The Bank of England have held interest rates at 4.75% after a uptick in inflation in November, which will have disappointed many variable rate mortgage holders.
This week, the Office for National Statistics revealed that consumer prices had risen by 2.6% annually in November, and this was followed by the Monetary Policy Commission (MPC) voting to hold the main interest rate at 4.75%, where it has sat since being reduced from 5% last month.
A few weeks ago, many had been hopeful that the rate would be lowered once more before the end of the year, but this became less of a likelihood as the decision date moved closer – and the MPC’s more cautious decision was widely expected by analysts when it came yesterday.
On a positive note, Rob Wood, the chief UK economist at the consultancy Pantheon Macroeconomics, said that a “February rate cut still looks more likely than not to us”. However, for some in the property market, there may now be decisions to be made.
Variable interest rates won’t fall
Mortgage holders who have opted for variable rates tend to do so in the hope that rates are set to fall, and therefore don’t want to lock into a fixed rate. Some borrowers choose a variable rate for more flexibility, as they allow higher overpayments than a fixed rate mortgage, which may be beneficial for those in a position to pay off their loan more quickly.
However, for those on tracker mortgages or standard variable rates – which tends to be the lender’s ‘default’ rate, and the most expensive – the latest interest rate announcement means they are not yet set to benefit from cheaper payments as their rate will remain unchanged.
To put it into perspective, the latest figures from Moneyfactscompare show that the average standard variable rate is currently 7.85%, which is down on last month’s 7.95%, and further from December 2023’s level of 8.19%.
However, the average two-year fixed rate, which is currently the most popular option, is currently 5.52%, having fallen from a high of 6.04% last December, although it is up slightly from last month’s average of 5.39%.
According to Rachel Springall, finance expert at Moneyfactscompare.co.uk, borrowers are likely to feel “frustrated” that mortgages have not become significantly cheaper over the course of 2024, with the hope that the situation will change next year with more interest rate reductions.
“Cuts to the base rate may also delight borrowers who are stuck on a variable rate deal or are soon to come off their low-rate fixed deal, indeed there are estimated to be millions of borrowers due to refinance in 2025,” she said.
“The incentive to switch away from a Standard Variable Rate (SVR) remains prevalent as a typical mortgage being charged the current average SVR of 7.85% would be paying £366 more per month, compared to a typical two-year fixed rate.”
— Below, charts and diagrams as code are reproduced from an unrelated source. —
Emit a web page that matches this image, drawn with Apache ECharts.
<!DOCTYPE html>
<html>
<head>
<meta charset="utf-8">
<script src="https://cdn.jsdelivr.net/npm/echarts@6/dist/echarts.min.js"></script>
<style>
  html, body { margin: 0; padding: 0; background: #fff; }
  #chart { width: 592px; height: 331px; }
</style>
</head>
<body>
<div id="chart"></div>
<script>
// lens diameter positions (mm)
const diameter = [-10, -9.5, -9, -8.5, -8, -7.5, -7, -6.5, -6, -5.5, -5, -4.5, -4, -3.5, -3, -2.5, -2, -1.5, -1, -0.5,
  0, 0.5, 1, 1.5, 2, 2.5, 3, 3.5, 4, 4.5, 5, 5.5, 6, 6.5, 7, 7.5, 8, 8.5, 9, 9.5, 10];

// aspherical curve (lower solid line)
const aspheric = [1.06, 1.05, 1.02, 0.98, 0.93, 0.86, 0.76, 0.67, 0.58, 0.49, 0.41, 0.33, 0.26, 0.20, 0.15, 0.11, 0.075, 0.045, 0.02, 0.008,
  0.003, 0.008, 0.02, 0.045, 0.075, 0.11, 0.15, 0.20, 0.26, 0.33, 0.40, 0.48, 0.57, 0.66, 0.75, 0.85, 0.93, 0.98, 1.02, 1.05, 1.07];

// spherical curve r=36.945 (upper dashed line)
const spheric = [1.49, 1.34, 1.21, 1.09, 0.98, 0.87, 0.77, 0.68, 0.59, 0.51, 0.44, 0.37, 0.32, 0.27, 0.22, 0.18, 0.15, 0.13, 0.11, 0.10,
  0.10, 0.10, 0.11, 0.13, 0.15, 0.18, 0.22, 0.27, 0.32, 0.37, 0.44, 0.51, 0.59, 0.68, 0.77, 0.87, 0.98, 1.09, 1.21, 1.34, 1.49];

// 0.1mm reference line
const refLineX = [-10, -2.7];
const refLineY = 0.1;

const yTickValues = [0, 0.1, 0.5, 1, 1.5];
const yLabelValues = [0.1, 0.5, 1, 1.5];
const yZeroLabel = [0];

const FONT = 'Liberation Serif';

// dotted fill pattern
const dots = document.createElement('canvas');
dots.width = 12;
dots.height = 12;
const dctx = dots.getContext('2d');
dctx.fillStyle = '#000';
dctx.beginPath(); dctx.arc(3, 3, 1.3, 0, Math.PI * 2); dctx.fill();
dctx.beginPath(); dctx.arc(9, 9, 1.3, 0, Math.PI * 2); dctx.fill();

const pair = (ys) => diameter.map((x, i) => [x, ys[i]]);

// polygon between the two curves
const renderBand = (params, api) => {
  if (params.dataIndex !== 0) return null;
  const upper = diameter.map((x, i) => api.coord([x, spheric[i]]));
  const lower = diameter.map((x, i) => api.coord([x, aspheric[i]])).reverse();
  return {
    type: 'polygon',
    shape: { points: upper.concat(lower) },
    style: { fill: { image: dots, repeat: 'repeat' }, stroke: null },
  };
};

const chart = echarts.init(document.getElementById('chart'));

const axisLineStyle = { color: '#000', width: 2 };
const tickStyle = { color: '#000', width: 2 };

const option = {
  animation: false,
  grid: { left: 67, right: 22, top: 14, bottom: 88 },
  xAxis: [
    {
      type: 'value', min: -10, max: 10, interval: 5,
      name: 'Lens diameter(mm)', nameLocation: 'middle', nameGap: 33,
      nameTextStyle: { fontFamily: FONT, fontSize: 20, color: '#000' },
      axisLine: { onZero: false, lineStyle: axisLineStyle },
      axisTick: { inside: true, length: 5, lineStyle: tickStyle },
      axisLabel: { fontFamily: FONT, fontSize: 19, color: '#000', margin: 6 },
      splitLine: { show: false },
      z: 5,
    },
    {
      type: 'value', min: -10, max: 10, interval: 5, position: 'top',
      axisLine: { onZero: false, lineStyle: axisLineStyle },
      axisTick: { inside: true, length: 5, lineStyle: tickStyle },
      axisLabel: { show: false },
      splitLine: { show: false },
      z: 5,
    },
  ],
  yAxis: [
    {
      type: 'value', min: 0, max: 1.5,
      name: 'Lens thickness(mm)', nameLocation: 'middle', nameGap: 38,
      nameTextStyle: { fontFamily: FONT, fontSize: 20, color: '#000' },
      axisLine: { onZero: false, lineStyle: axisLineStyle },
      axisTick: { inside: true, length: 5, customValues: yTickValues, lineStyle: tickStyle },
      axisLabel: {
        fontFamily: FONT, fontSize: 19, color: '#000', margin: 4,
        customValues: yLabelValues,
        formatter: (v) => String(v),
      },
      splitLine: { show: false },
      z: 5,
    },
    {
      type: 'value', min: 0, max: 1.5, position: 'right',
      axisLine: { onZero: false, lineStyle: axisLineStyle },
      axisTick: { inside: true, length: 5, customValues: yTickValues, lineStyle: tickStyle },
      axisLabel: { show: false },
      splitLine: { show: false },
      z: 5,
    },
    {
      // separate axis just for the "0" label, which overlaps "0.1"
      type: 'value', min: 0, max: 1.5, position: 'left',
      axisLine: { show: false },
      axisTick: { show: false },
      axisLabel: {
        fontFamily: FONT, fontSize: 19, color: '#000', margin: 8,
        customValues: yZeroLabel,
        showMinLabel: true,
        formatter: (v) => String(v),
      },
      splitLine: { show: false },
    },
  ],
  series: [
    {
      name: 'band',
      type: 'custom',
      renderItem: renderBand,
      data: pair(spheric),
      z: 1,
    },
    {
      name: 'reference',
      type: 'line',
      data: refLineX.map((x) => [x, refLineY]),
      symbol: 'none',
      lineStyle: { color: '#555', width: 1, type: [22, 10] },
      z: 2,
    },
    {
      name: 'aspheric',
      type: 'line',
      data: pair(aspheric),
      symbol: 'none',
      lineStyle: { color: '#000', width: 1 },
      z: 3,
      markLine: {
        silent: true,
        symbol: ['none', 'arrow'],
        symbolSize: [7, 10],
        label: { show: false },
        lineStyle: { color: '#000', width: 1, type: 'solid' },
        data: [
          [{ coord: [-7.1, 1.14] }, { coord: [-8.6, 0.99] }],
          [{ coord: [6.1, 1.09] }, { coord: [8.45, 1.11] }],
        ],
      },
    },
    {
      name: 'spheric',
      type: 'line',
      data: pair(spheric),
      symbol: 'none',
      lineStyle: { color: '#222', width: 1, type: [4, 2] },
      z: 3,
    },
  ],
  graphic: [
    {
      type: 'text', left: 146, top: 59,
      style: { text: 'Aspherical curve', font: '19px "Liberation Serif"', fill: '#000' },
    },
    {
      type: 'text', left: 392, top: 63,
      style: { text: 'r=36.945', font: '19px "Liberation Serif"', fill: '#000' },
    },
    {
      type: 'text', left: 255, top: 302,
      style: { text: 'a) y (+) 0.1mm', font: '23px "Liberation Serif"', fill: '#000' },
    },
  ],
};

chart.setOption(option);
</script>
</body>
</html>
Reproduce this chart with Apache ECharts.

What could the future hold?
While there will always be much speculation around what will happen with inflation, the economy and interest rates, uncertainty abounds as there are multiple factors at play that will influence each of these things.
Opting for a fixed rate mortgage can offer peace of mind that you will have a stable product for the term chosen, unaffected by what happens in the market – but there will still be some who prefer to hedge their bets and hold out for cheaper options.
Rachel Springall added: “Those looking to fix for longer will find the average five-year fixed rate has not fallen as much as its two-year counterpart in 2024, but borrowers may well choose them for peace of mind.
“Mortgage rates have been volatile this year, particularly surrounding the Budget when swap rates rose and caused lenders to re-think their future rate pricing. This spells uncertainty for borrowers as there really is no way of predicting where rates will go.
“Those concerned should seek advice to get a grasp on the latest deals available to them. First-time buyers in particular need support to help their deposits stretch a bit further as affordable housing is in short supply.”
It is important to note that, historically, interest rates in the UK have been at much higher levels, and the ultra-low rates of more recent years had been unprecedented.
According to Trading Economics, the average interest rate in the UK was 7.07% between 1971 and 2024. This spanned from an all-time high of 17% in November 1979, down to a record low of 0.1% in March 2020.